By 1984 Walker recruited his older brother Arthur James Walker, a retired lieutenant commander who served from 1953 until 1973 and then went to work at a military contractor, and his son Michael Lance Walker, an active duty seaman since 1982. Walker had also attempted to recruit his youngest daughter, who had enlisted in the United States Army, but she cut her military career short when she became pregnant and refused her father's offer to pay for an abortion, instead deciding to devote herself to full-time motherhood. Arthur Walker had been having severe financial problems and had been offered an exorbitant sum of money from his brother to provide a confidential document. John Walker later admitted that he had learned this ploy from the KGB to offer a large amount of money for something easily obtainable to dissipate doubts in the target, then keep the person hungry for even greater sums of money. Two known manuals had been provided to the KGB, one being on a command vessel for an amphibious fleet. Arthur rationalized that these documents were banal and could not do not serious harm. Walker then turned his attention to his son, who had drifted during much of his teenage years and dropped out of high school. Walker gained custody of his son, put him to work as an apprentice at his detective agency in order to prepare him for espionage and encouraged him to re-enroll in high school to earn a diploma, then to enlist in the Navy.

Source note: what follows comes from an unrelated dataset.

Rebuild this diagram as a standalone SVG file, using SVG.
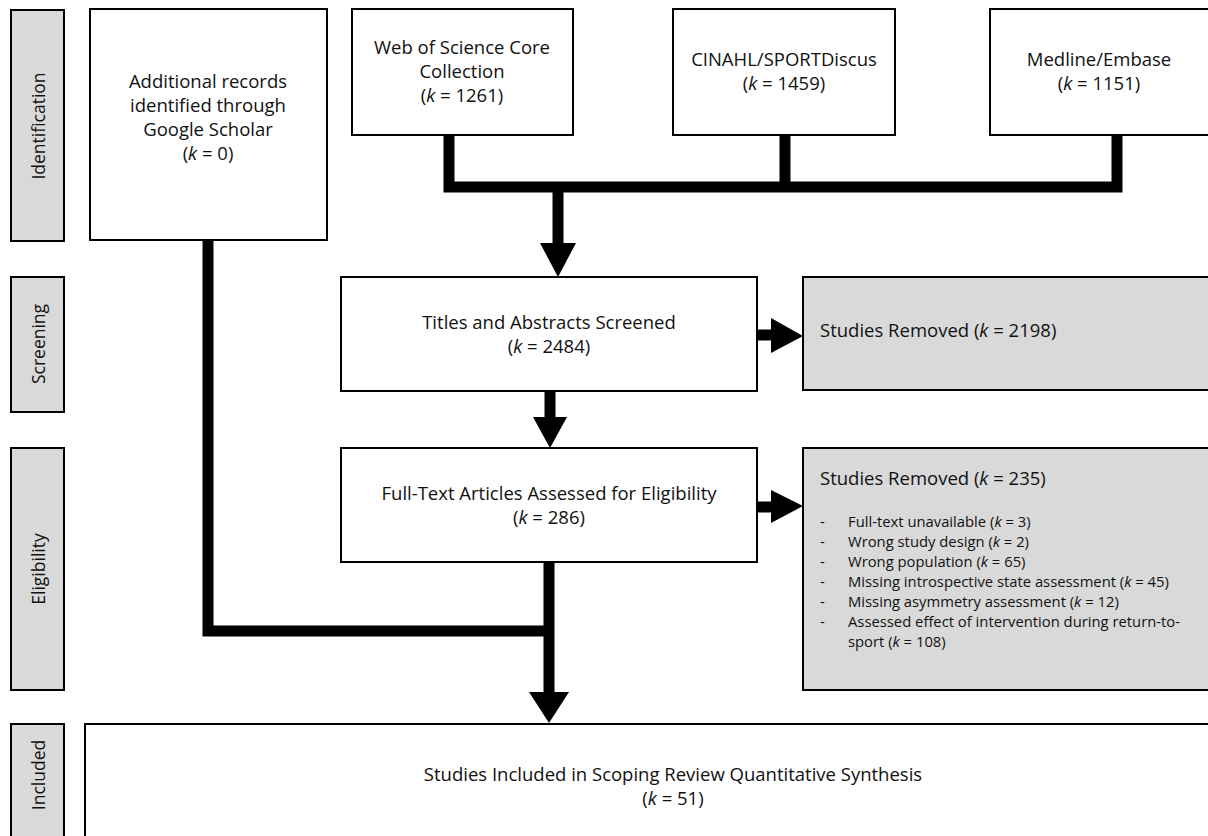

When Walker began spying, he worked as a key supervisor in the communications center for the U.S. Atlantic Fleet's submarine force, and he would have had knowledge of top-secret technologies, such as the SOSUS underwater surveillance system, which tracks underwater acoustics via a network of submerged hydrophones. It was through Walker that the Soviets became aware that the U.S. Navy was able to track the location of Soviet submarines by the cavitation produced by their propellers. After this, the propellers on the Soviet submarines were improved to reduce cavitation. The Toshiba-Kongsberg scandal was disclosed in this activity in 1987. It is also alleged that Walker's actions precipitated the seizure of USS Pueblo. CIA historian H. Keith Melton states on the show Top Secrets of the CIA, which aired on the Military Channel, among other occasions, at 0400CST, February 5, 2013:
In 1990, The New York Times journalist John J. O'Connor reported, "It's been estimated by some intelligence experts that Mr. Walker provided enough code-data information to alter significantly the balance of power between Russia and the United States". Asked later how he had managed to access so much classified information, Walker said, "KMart has better security than the Navy". According to a report presented to the Office of the National Counterintelligence Executive in 2002, Walker is one of a handful of spies believed to have earned more than a million dollars in espionage compensation, although The New York Times estimated his income at only $350,000.
Theodore Shackley, the CIA station chief in Saigon, asserted that Walker's espionage may have contributed to diminished B-52 bombing strikes, that the forewarning gleaned from Walker's espionage directly affected the United States' effectiveness in Vietnam. Independent analysis of Walker's methods by an American Naval officer in Cold War London, Lieutenant Commander David Winters, led to operational introduction of technologies – such as over-the-air rekeying – that finally closed security gaps previously exploited by the Walker spy ring.